GIVEN EXERCISE
Transcribe only the part of the material below that begins at the line containing "Rebuild this diagram" and ends at the line containing "(226 and 72);", with both kept and images left out.

───── STORED DATA ─────

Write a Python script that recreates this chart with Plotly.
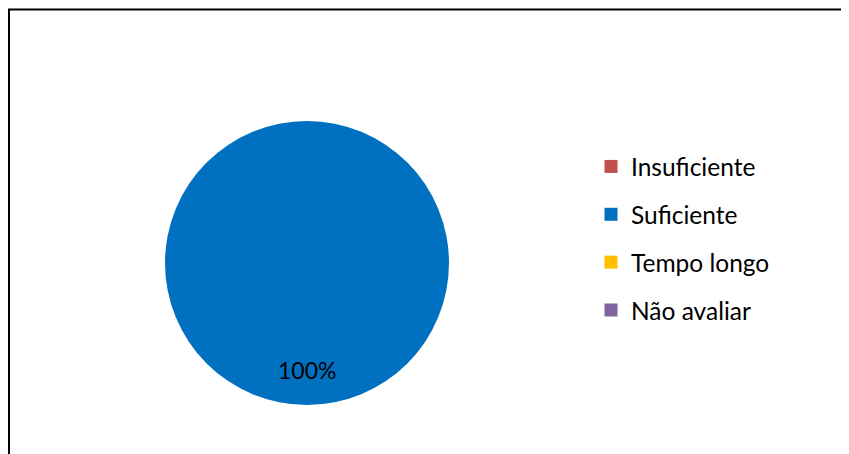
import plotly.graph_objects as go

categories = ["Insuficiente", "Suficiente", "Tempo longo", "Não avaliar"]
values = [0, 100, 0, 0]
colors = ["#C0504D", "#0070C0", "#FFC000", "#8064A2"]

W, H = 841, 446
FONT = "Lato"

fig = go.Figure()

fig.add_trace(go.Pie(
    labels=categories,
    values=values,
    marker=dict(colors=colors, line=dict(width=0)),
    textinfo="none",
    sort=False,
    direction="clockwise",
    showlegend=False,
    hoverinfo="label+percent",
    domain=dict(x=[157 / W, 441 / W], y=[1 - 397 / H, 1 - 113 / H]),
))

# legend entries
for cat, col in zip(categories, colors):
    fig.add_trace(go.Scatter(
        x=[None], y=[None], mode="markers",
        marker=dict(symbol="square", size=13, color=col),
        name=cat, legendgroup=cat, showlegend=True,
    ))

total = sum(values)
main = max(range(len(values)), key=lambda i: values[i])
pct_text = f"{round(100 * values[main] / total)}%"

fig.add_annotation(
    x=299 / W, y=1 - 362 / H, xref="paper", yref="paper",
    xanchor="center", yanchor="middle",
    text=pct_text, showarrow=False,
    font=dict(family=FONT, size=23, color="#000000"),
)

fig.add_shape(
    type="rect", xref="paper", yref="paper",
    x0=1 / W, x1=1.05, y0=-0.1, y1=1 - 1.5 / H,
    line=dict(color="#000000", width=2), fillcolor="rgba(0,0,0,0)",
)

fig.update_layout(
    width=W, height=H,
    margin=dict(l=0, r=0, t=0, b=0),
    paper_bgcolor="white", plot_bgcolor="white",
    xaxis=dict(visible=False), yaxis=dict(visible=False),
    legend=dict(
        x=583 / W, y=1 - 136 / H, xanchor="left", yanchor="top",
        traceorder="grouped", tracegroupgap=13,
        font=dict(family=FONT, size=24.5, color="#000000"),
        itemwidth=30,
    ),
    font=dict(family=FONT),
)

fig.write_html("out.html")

─────
───── STORED DATA ─────

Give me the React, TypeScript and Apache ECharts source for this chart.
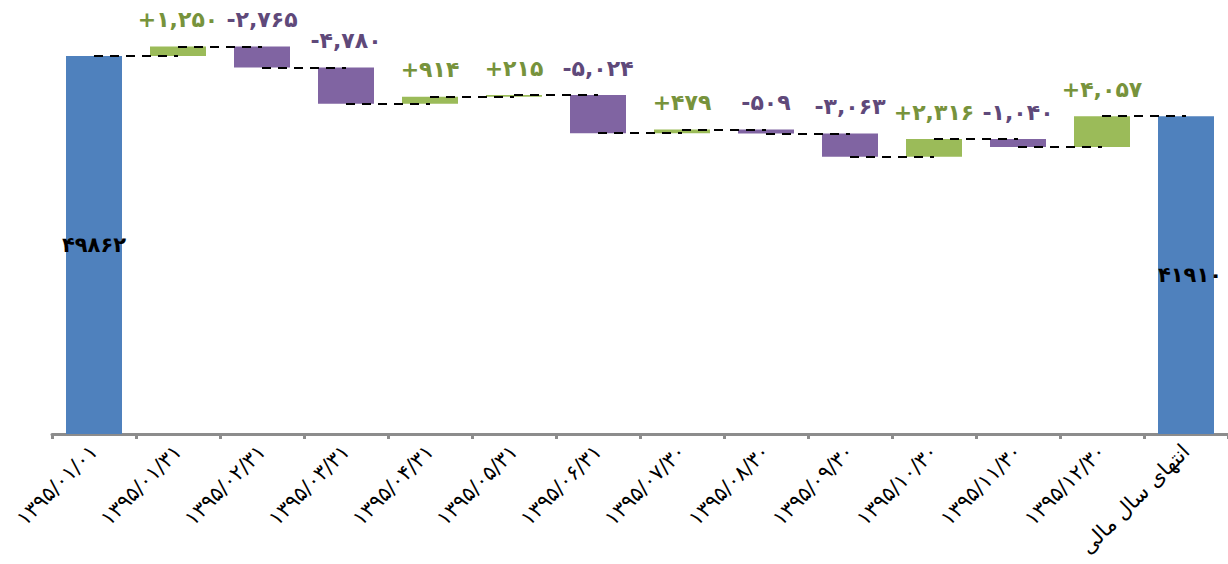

─────
───── STORED DATA ─────

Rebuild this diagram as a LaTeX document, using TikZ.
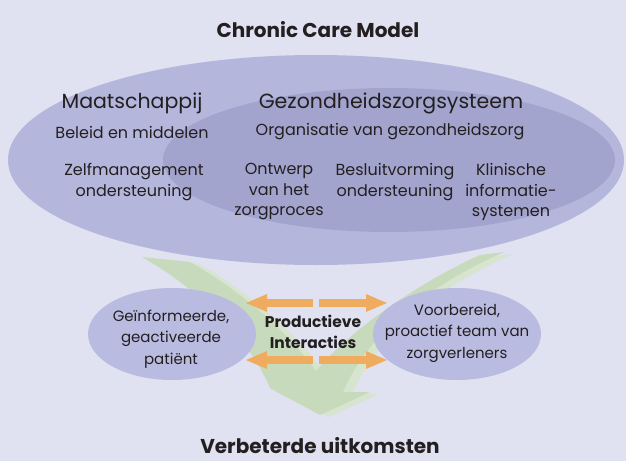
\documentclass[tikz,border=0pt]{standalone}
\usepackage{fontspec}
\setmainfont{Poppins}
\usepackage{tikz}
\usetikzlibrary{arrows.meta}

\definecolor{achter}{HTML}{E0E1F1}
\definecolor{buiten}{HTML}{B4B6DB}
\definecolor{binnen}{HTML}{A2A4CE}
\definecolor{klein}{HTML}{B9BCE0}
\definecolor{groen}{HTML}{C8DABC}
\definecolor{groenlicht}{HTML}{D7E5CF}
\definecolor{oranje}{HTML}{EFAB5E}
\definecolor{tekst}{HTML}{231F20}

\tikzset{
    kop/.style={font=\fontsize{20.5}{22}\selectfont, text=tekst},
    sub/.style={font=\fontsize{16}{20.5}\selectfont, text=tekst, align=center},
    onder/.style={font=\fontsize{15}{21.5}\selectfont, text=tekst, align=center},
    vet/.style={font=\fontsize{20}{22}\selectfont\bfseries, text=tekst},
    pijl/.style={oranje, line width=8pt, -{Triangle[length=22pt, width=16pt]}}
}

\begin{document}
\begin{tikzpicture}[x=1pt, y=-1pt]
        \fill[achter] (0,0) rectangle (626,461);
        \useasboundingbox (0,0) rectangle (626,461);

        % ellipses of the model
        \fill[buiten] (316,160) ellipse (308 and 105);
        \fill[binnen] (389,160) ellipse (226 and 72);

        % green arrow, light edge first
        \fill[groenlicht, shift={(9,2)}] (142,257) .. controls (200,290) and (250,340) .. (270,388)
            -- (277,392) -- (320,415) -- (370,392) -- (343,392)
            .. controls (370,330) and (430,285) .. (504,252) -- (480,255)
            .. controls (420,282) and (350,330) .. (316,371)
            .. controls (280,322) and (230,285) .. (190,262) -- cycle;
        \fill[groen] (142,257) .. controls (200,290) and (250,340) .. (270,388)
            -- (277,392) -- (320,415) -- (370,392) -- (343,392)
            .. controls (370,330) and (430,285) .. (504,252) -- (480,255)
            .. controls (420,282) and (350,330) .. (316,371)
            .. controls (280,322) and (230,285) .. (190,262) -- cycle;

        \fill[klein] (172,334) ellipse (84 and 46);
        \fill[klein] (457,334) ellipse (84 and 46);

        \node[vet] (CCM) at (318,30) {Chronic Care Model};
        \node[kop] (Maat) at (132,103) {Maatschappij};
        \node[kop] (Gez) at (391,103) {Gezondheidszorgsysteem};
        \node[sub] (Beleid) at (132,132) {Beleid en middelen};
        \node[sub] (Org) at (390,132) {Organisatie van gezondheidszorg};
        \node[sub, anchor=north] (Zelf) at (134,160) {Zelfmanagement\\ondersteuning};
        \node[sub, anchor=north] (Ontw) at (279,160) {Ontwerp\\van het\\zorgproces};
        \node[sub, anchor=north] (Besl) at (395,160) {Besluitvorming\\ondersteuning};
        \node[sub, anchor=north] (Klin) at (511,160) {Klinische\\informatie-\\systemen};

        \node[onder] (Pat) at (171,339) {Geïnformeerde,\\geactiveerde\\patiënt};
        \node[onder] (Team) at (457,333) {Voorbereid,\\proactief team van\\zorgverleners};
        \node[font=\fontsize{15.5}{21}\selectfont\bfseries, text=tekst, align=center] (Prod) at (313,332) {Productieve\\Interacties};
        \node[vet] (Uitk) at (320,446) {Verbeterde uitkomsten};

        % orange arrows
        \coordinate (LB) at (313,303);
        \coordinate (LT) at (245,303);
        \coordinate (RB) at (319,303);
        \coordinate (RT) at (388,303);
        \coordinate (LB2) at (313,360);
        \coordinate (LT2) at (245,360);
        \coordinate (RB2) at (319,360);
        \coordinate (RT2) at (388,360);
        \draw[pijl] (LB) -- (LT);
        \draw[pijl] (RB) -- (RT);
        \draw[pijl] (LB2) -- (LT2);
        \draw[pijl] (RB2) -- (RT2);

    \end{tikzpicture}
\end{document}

─────

FINAL RESULT
Rebuild this diagram as a LaTeX document, using TikZ.
\documentclass[tikz,border=0pt]{standalone}
\usepackage{fontspec}
\setmainfont{Poppins}
\usepackage{tikz}
\usetikzlibrary{arrows.meta}

\definecolor{achter}{HTML}{E0E1F1}
\definecolor{buiten}{HTML}{B4B6DB}
\definecolor{binnen}{HTML}{A2A4CE}
\definecolor{klein}{HTML}{B9BCE0}
\definecolor{groen}{HTML}{C8DABC}
\definecolor{groenlicht}{HTML}{D7E5CF}
\definecolor{oranje}{HTML}{EFAB5E}
\definecolor{tekst}{HTML}{231F20}

\tikzset{
    kop/.style={font=\fontsize{20.5}{22}\selectfont, text=tekst},
    sub/.style={font=\fontsize{16}{20.5}\selectfont, text=tekst, align=center},
    onder/.style={font=\fontsize{15}{21.5}\selectfont, text=tekst, align=center},
    vet/.style={font=\fontsize{20}{22}\selectfont\bfseries, text=tekst},
    pijl/.style={oranje, line width=8pt, -{Triangle[length=22pt, width=16pt]}}
}

\begin{document}
\begin{tikzpicture}[x=1pt, y=-1pt]
        \fill[achter] (0,0) rectangle (626,461);
        \useasboundingbox (0,0) rectangle (626,461);

        % ellipses of the model
        \fill[buiten] (316,160) ellipse (308 and 105);
        \fill[binnen] (389,160) ellipse (226 and 72);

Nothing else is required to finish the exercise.